◆ Given exercise: Exactly the lines between the line containing "The picture is" and the line containing "height:y(0)-y(v), fill: s===0", together with those two lines, are to be output.

+++ Data provided +++

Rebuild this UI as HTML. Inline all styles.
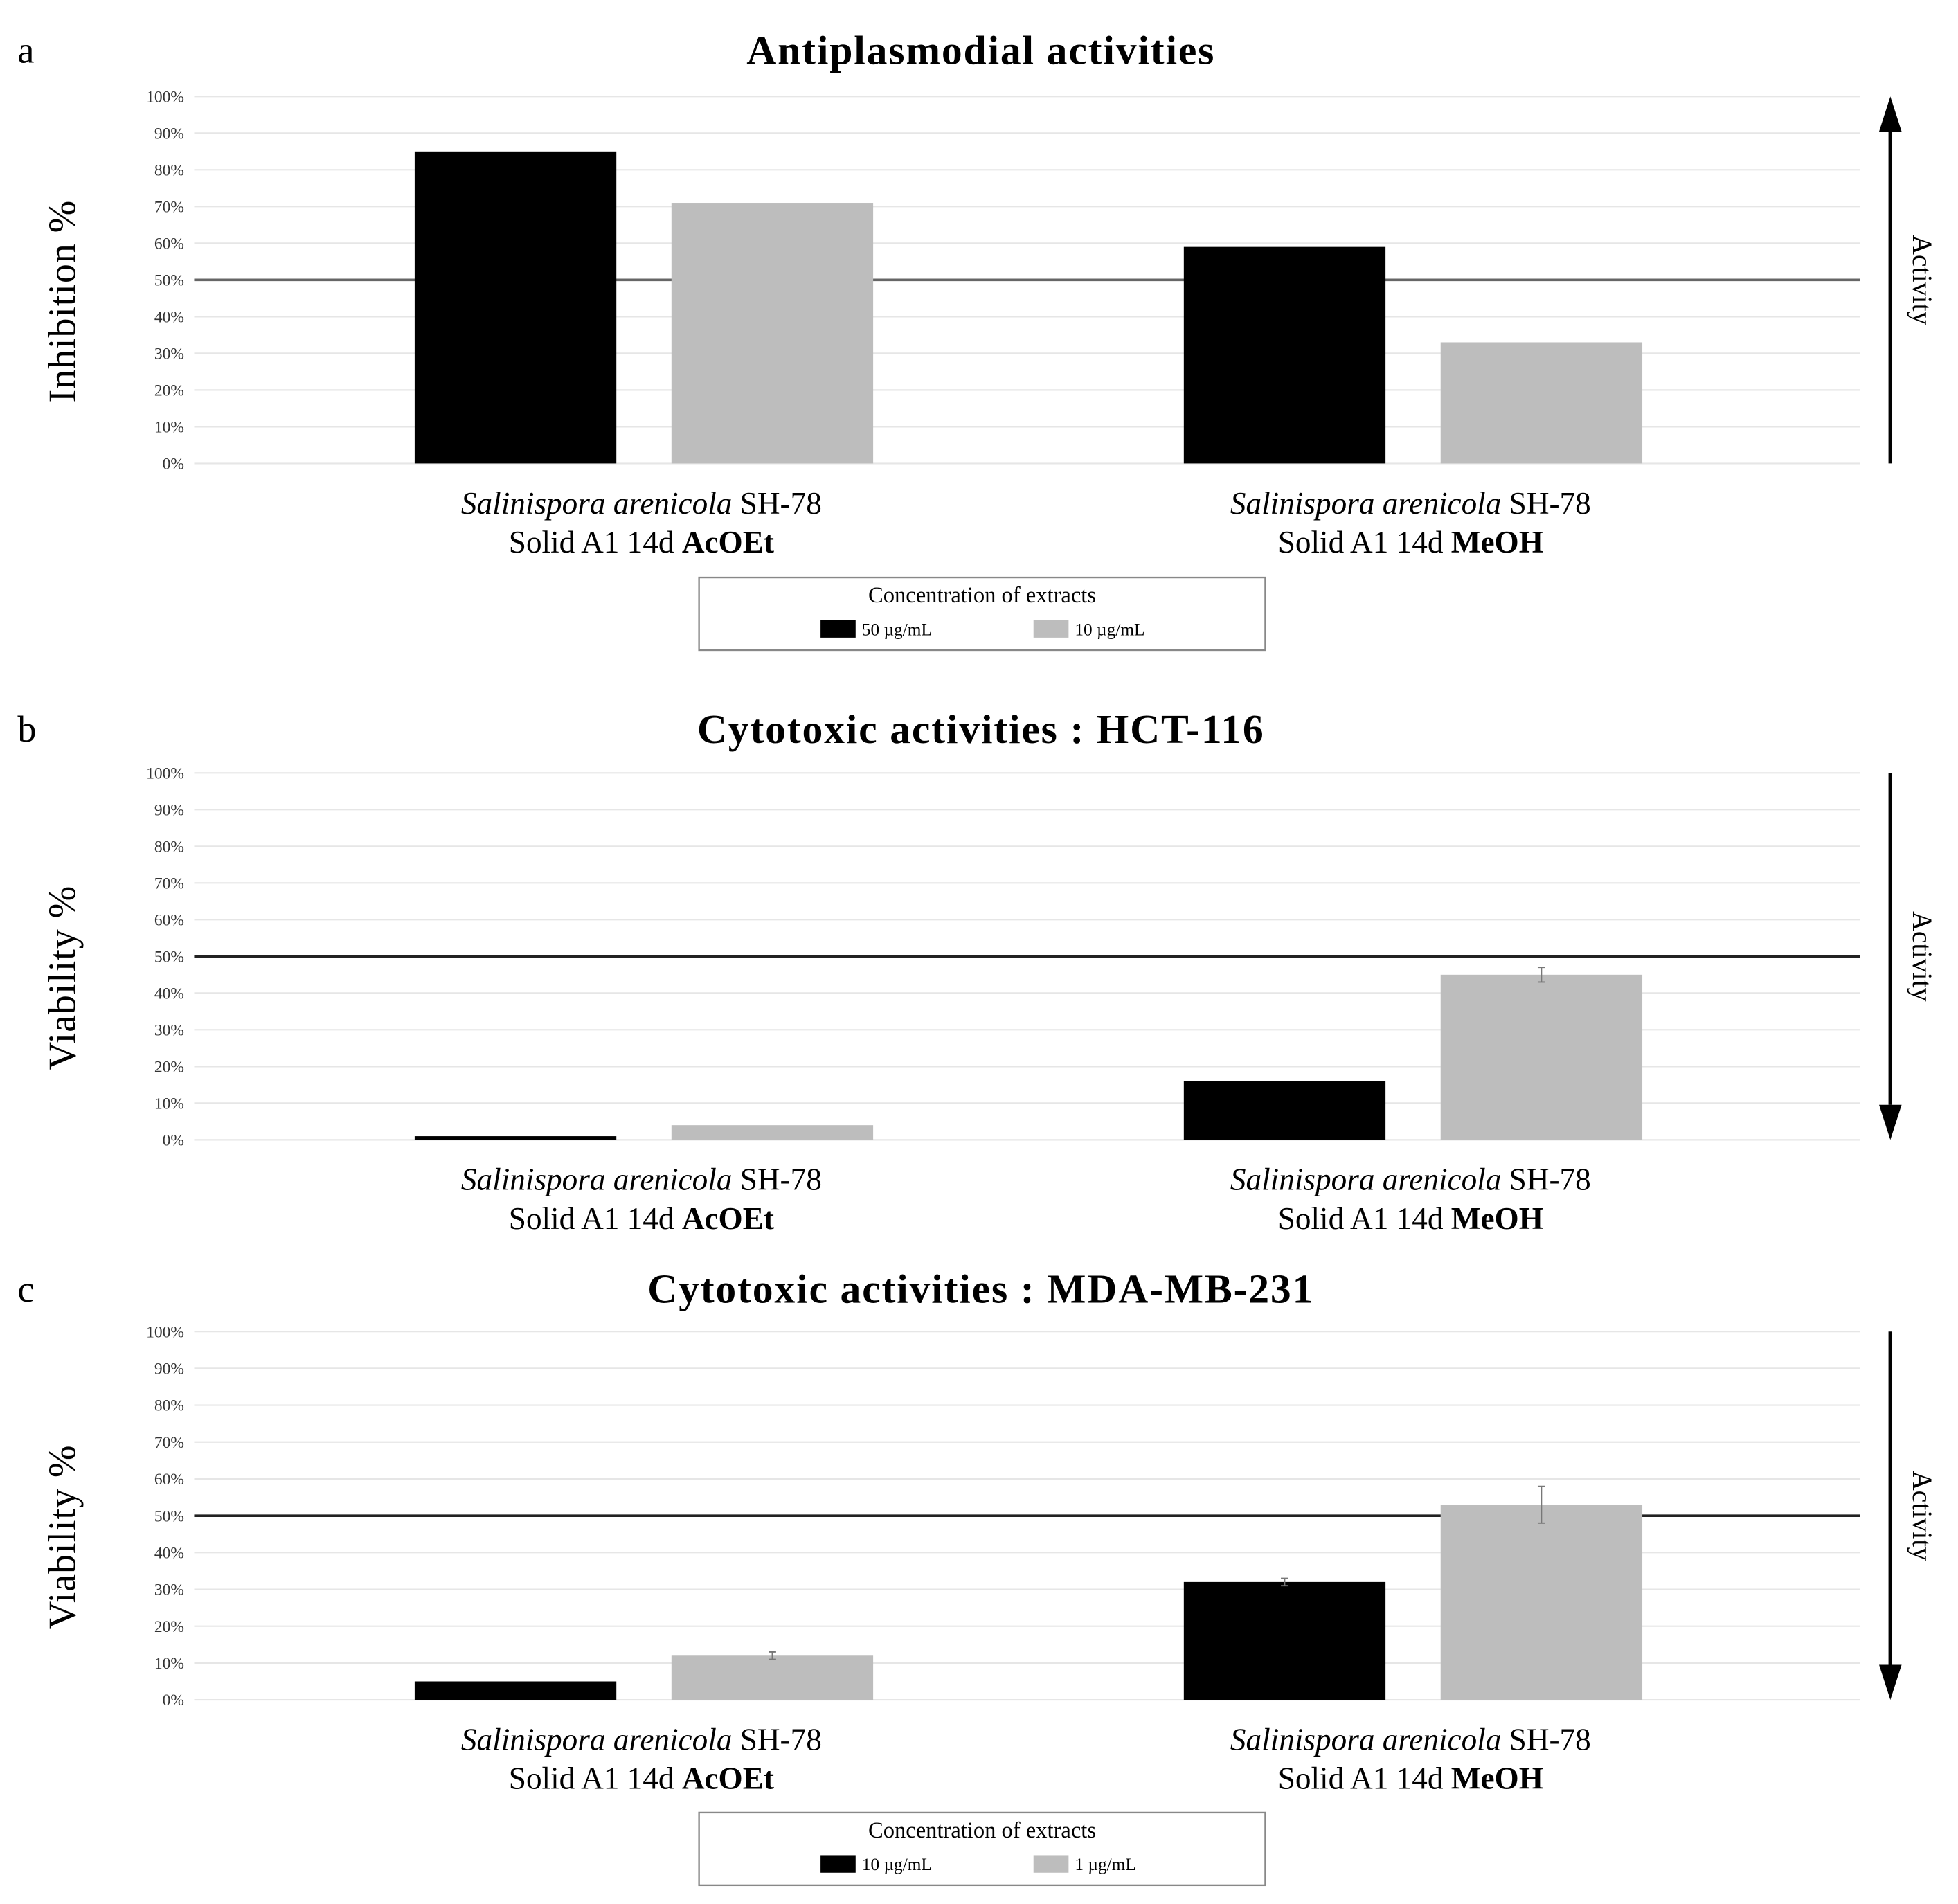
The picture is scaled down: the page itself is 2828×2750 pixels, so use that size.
<!DOCTYPE html>
<html><head><meta charset="utf-8"><style>
html,body{margin:0;padding:0;background:#fff;}
svg{display:block;}
text{font-family:"Liberation Serif",serif;}
</style></head><body>
<svg id="fig" width="2828" height="2750" viewBox="0 0 1563 1520" preserveAspectRatio="none" xmlns="http://www.w3.org/2000/svg"></svg>
<script>
const categories = ["AcOEt", "MeOH"];
const ticks = [0,10,20,30,40,50,60,70,80,90,100];
const tickLabels = ["0%","10%","20%","30%","40%","50%","60%","70%","80%","90%","100%"];
const aHigh = [85, 59];
const aLow = [71, 33];
const bHigh = [1, 16];
const bLow = [4, 45];
const bHighErr = [0, 0];
const bLowErr = [0, 2];
const cHigh = [5, 32];
const cLow = [12, 53];
const cHighErr = [0, 1];
const cLowErr = [1, 5];
const threshold = 50;

const NS = "http://www.w3.org/2000/svg";
const svg = document.getElementById("fig");
function mk(tag, attrs, parent){
  const e = document.createElementNS(NS, tag);
  for (const k in attrs) e.setAttribute(k, attrs[k]);
  (parent||svg).appendChild(e);
  return e;
}
const X0 = 155, X1 = 1485;
const groupLeft = [331, 945];
const barW = 161, barGap = 44;

function panel(cfg){
  const g = mk("g", {});
  
  
  const y = v => cfg.y0 - (v/100)*(cfg.y0 - cfg.y100);
  const lt = mk("text", {x:14, y:cfg.titleY+10, "font-size":30}, g);
  lt.textContent = cfg.letter;
  
  
  const tt = mk("text", {x:783, y:cfg.titleY+11, "font-size":33, "font-weight":"bold", "text-anchor":"middle", "letter-spacing":"1"}, g);
  tt.textContent = cfg.title;
  
  
  ticks.forEach((t,i)=>{
    const gl = mk("line", {x1:X0, x2:X1, y1:y(t), y2:y(t), stroke:"#e6e6e6", "stroke-width":1.2}, g);
    
    
    const tl = mk("text", {x:147, y:y(t)+4.5, "font-size":13, "text-anchor":"end", fill:"#333"}, g);
    tl.textContent = tickLabels[i];
    
    
  });
  const th = mk("line", {x1:X0, x2:X1, y1:y(threshold), y2:y(threshold), stroke:cfg.thColor, "stroke-width":2}, g);
  
  
  [cfg.high, cfg.low].forEach((series, s)=>{
    const errs = s===0 ? cfg.highErr : cfg.lowErr;
    series.forEach((v,i)=>{
      const x = groupLeft[i] + s*(barW+barGap);
      const r = mk("rect", {x:x, y:y(v), width:barW, height:y(0)-y(v), fill: s===0 ? "#000" : "#bdbdbd"}, g);
      
      
      if (errs && errs[i] > 0){
        const cx = x + barW/2;
        const e = mk("path", {d:`M${cx},${y(v+errs[i])}V${y(v-errs[i])}M${cx-3},${y(v+errs[i])}H${cx+3}M${cx-3},${y(v-errs[i])}H${cx+3}`, stroke:"#777", "stroke-width":1, fill:"none"}, g);
        
        
      }
    });
  });
  const yt = mk("text", {x:0, y:0, "font-size":31, "text-anchor":"middle", "letter-spacing":"0.5", transform:`translate(60,${(cfg.y0+cfg.y100)/2+17}) rotate(-90)`}, g);
  yt.textContent = cfg.ylabel;
  
  
  const ax = 1509;
  const up = cfg.arrowUp;
  const tipY = up ? cfg.y100 : cfg.y0;
  const baseY = up ? cfg.y0 : cfg.y100;
  const headY = up ? tipY + 28 : tipY - 28;
  const al = mk("line", {x1:ax, x2:ax, y1:baseY, y2:headY, stroke:"#000", "stroke-width":3}, g);
  
  
  const ah = mk("polygon", {points:`${ax},${tipY} ${ax-9},${headY} ${ax+9},${headY}`, fill:"#000"}, g);
  
  
  const at = mk("text", {x:0, y:0, "font-size":22, "text-anchor":"middle", transform:`translate(1527,${(cfg.y0+cfg.y100)/2}) rotate(90)`}, g);
  at.textContent = "Activity";
  
  
  categories.forEach((c,i)=>{
    const cx = groupLeft[i] + barW + barGap/2 - 2;
    const l1 = mk("text", {x:cx, y:cfg.y0+40, "font-size":25, "text-anchor":"middle"}, g);
    l1.innerHTML = '<tspan font-style="italic">Salinispora arenicola</tspan> SH-78';
    
    
    const l2 = mk("text", {x:cx, y:cfg.y0+71, "font-size":25, "text-anchor":"middle"}, g);
    l2.innerHTML = 'Solid A1 14d <tspan font-weight="bold">' + c + '</tspan>';
    
    
  });
}

function legend(top, lab1, lab2){
  const g = mk("g", {});
  
  
  const b = mk("rect", {x:558, y:top, width:452, height:58, fill:"#fff", stroke:"#888", "stroke-width":1.3}, g);
  
  
  const t = mk("text", {x:784, y:top+20, "font-size":18, "text-anchor":"middle"}, g);
  t.textContent = "Concentration of extracts";
  
  
  [[655,"#000",lab1],[825,"#bdbdbd",lab2]].forEach(([x,col,lab])=>{
    const s = mk("rect", {x:x, y:top+34, width:28, height:14, fill:col}, g);
    
    
    const l = mk("text", {x:x+33, y:top+46, "font-size":14}, g);
    l.textContent = lab;
    
    
  });
}

panel({name:"panel-a", letter:"a", title:"Antiplasmodial activities", titleY:40, y0:370, y100:77, high:aHigh, low:aLow, ylabel:"Inhibition %", thColor:"#666", arrowUp:true});
legend(461, "50 µg/mL", "10 µg/mL");
panel({name:"panel-b", letter:"b", title:"Cytotoxic activities : HCT-116", titleY:582, y0:910, y100:617, high:bHigh, low:bLow, highErr:bHighErr, lowErr:bLowErr, ylabel:"Viability %", thColor:"#222", arrowUp:false});
panel({name:"panel-c", letter:"c", title:"Cytotoxic activities : MDA-MB-231", titleY:1029, y0:1357, y100:1063, high:cHigh, low:cLow, highErr:cHighErr, lowErr:cLowErr, ylabel:"Viability %", thColor:"#222", arrowUp:false});
legend(1447, "10 µg/mL", "1 µg/mL");
</script>
</body></html>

+++

◆ The solution:
The picture is scaled down: the page itself is 2828×2750 pixels, so use that size.
<!DOCTYPE html>
<html><head><meta charset="utf-8"><style>
html,body{margin:0;padding:0;background:#fff;}
svg{display:block;}
text{font-family:"Liberation Serif",serif;}
</style></head><body>
<svg id="fig" width="2828" height="2750" viewBox="0 0 1563 1520" preserveAspectRatio="none" xmlns="http://www.w3.org/2000/svg"></svg>
<script>
const categories = ["AcOEt", "MeOH"];
const ticks = [0,10,20,30,40,50,60,70,80,90,100];
const tickLabels = ["0%","10%","20%","30%","40%","50%","60%","70%","80%","90%","100%"];
const aHigh = [85, 59];
const aLow = [71, 33];
const bHigh = [1, 16];
const bLow = [4, 45];
const bHighErr = [0, 0];
const bLowErr = [0, 2];
const cHigh = [5, 32];
const cLow = [12, 53];
const cHighErr = [0, 1];
const cLowErr = [1, 5];
const threshold = 50;

const NS = "http://www.w3.org/2000/svg";
const svg = document.getElementById("fig");
function mk(tag, attrs, parent){
  const e = document.createElementNS(NS, tag);
  for (const k in attrs) e.setAttribute(k, attrs[k]);
  (parent||svg).appendChild(e);
  return e;
}
const X0 = 155, X1 = 1485;
const groupLeft = [331, 945];
const barW = 161, barGap = 44;

function panel(cfg){
  const g = mk("g", {});
  
  
  const y = v => cfg.y0 - (v/100)*(cfg.y0 - cfg.y100);
  const lt = mk("text", {x:14, y:cfg.titleY+10, "font-size":30}, g);
  lt.textContent = cfg.letter;
  
  
  const tt = mk("text", {x:783, y:cfg.titleY+11, "font-size":33, "font-weight":"bold", "text-anchor":"middle", "letter-spacing":"1"}, g);
  tt.textContent = cfg.title;
  
  
  ticks.forEach((t,i)=>{
    const gl = mk("line", {x1:X0, x2:X1, y1:y(t), y2:y(t), stroke:"#e6e6e6", "stroke-width":1.2}, g);
    
    
    const tl = mk("text", {x:147, y:y(t)+4.5, "font-size":13, "text-anchor":"end", fill:"#333"}, g);
    tl.textContent = tickLabels[i];
    
    
  });
  const th = mk("line", {x1:X0, x2:X1, y1:y(threshold), y2:y(threshold), stroke:cfg.thColor, "stroke-width":2}, g);
  
  
  [cfg.high, cfg.low].forEach((series, s)=>{
    const errs = s===0 ? cfg.highErr : cfg.lowErr;
    series.forEach((v,i)=>{
      const x = groupLeft[i] + s*(barW+barGap);
      const r = mk("rect", {x:x, y:y(v), width:barW, height:y(0)-y(v), fill: s===0 ? "#000" : "#bdbdbd"}, g);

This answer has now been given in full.